Written problem:
Reply with nothing except the number of lines that contain the word "page".

Data section:
--
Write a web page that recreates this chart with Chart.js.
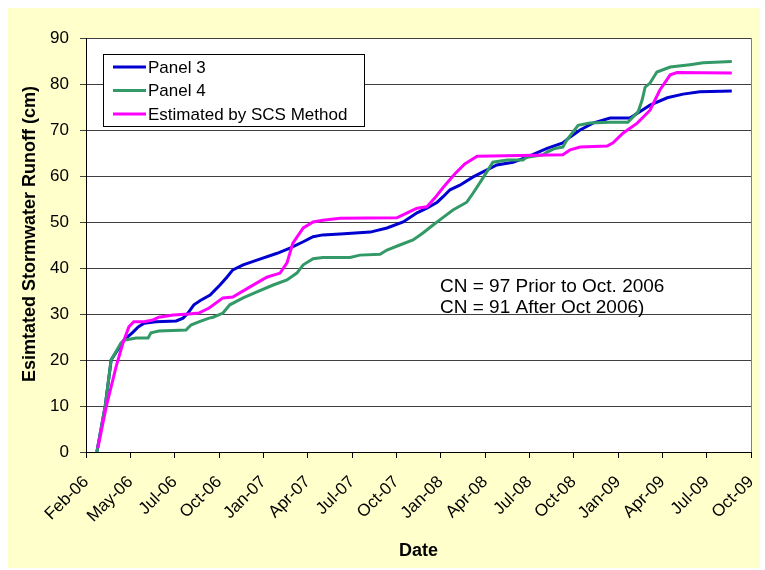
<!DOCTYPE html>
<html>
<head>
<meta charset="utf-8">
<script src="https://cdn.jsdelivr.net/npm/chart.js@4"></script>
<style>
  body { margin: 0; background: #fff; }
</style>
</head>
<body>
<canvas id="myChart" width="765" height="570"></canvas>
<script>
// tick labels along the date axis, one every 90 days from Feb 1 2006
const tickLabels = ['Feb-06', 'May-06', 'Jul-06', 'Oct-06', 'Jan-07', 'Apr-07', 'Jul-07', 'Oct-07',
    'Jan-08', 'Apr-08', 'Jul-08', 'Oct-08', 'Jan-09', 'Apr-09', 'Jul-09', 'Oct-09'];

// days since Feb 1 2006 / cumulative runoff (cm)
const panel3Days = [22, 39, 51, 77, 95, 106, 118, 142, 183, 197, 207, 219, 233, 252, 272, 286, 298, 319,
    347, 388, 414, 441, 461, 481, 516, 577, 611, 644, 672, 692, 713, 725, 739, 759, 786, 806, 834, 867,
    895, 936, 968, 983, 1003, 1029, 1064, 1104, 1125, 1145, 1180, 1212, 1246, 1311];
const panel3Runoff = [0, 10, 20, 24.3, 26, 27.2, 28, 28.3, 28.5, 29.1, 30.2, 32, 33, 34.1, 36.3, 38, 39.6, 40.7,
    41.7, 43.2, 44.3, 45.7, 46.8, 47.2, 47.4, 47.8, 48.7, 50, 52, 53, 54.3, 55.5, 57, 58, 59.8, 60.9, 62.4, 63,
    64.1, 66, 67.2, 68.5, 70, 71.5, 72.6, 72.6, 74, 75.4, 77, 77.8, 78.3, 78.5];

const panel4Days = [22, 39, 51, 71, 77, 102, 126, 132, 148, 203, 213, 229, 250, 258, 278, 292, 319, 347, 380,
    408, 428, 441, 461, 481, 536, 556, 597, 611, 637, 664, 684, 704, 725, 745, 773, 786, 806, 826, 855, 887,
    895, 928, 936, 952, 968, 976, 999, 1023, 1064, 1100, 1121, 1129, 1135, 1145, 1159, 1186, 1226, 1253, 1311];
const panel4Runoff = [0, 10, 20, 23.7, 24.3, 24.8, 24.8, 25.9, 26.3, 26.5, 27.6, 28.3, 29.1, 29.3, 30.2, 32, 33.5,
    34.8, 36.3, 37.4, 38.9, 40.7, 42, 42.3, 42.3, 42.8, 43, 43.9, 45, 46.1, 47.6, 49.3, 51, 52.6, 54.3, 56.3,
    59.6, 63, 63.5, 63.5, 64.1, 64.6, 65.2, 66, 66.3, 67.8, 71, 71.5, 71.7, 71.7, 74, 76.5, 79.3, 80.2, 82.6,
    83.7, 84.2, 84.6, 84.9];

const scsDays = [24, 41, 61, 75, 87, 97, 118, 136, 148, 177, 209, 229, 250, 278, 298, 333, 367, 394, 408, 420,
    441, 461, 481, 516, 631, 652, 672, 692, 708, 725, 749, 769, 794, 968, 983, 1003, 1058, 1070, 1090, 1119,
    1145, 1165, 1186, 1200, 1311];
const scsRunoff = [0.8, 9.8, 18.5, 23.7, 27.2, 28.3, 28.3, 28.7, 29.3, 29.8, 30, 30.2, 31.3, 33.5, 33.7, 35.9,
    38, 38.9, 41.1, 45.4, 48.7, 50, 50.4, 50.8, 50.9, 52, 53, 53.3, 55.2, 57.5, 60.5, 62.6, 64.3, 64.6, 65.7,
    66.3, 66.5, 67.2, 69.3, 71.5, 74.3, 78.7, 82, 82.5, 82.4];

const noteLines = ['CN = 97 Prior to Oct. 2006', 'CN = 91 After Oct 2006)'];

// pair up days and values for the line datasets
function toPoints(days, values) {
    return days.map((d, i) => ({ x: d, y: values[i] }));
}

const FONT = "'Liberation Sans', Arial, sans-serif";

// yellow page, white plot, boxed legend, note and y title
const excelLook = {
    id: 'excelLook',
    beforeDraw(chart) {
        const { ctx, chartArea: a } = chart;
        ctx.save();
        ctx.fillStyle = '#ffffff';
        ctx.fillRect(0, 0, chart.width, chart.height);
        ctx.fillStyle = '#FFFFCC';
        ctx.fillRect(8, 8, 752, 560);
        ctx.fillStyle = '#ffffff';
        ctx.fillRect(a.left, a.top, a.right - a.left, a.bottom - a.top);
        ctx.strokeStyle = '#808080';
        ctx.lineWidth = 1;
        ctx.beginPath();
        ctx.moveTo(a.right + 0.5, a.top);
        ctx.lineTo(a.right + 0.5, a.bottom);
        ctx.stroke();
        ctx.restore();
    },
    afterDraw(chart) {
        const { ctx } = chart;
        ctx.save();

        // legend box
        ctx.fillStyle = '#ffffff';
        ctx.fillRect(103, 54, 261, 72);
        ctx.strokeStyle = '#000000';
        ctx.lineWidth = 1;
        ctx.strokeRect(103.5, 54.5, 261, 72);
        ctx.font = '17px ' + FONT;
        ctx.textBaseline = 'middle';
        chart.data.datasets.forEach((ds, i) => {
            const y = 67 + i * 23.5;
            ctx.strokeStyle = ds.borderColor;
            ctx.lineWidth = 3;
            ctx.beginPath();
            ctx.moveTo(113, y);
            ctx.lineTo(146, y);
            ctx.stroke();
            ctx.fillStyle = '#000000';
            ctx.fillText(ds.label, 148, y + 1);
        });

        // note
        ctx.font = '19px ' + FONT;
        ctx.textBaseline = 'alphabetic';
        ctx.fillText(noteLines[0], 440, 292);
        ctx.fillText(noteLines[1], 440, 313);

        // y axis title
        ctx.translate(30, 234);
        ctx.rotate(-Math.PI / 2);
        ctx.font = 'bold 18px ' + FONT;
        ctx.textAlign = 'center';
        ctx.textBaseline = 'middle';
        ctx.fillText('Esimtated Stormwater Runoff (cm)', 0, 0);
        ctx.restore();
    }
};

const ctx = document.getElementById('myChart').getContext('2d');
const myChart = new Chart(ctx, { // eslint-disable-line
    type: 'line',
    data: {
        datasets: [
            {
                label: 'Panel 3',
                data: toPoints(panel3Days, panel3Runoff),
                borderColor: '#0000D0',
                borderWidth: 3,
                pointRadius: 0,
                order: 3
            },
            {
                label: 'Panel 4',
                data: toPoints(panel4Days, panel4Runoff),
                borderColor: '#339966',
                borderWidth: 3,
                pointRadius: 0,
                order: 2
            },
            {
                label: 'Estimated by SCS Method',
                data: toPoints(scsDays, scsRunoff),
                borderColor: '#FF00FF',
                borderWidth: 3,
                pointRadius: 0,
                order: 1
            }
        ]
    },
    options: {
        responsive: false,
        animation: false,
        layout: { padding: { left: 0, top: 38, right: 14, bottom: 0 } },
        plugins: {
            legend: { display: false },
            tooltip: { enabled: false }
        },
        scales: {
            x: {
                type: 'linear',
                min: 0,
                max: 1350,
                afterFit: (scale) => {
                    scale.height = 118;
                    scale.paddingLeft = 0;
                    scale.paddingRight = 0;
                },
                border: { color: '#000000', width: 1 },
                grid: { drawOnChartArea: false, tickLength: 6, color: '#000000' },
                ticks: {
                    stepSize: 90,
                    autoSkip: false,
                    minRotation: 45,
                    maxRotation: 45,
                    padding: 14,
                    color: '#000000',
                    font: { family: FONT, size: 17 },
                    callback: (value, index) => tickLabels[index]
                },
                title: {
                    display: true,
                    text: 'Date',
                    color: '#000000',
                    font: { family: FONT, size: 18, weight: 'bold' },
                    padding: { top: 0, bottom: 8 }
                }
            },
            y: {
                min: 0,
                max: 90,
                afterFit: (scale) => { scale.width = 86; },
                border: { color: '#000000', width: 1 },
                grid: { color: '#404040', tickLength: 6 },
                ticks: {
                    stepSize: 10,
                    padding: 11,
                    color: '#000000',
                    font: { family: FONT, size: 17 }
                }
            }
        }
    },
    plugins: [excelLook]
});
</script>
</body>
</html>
--
Answer:
2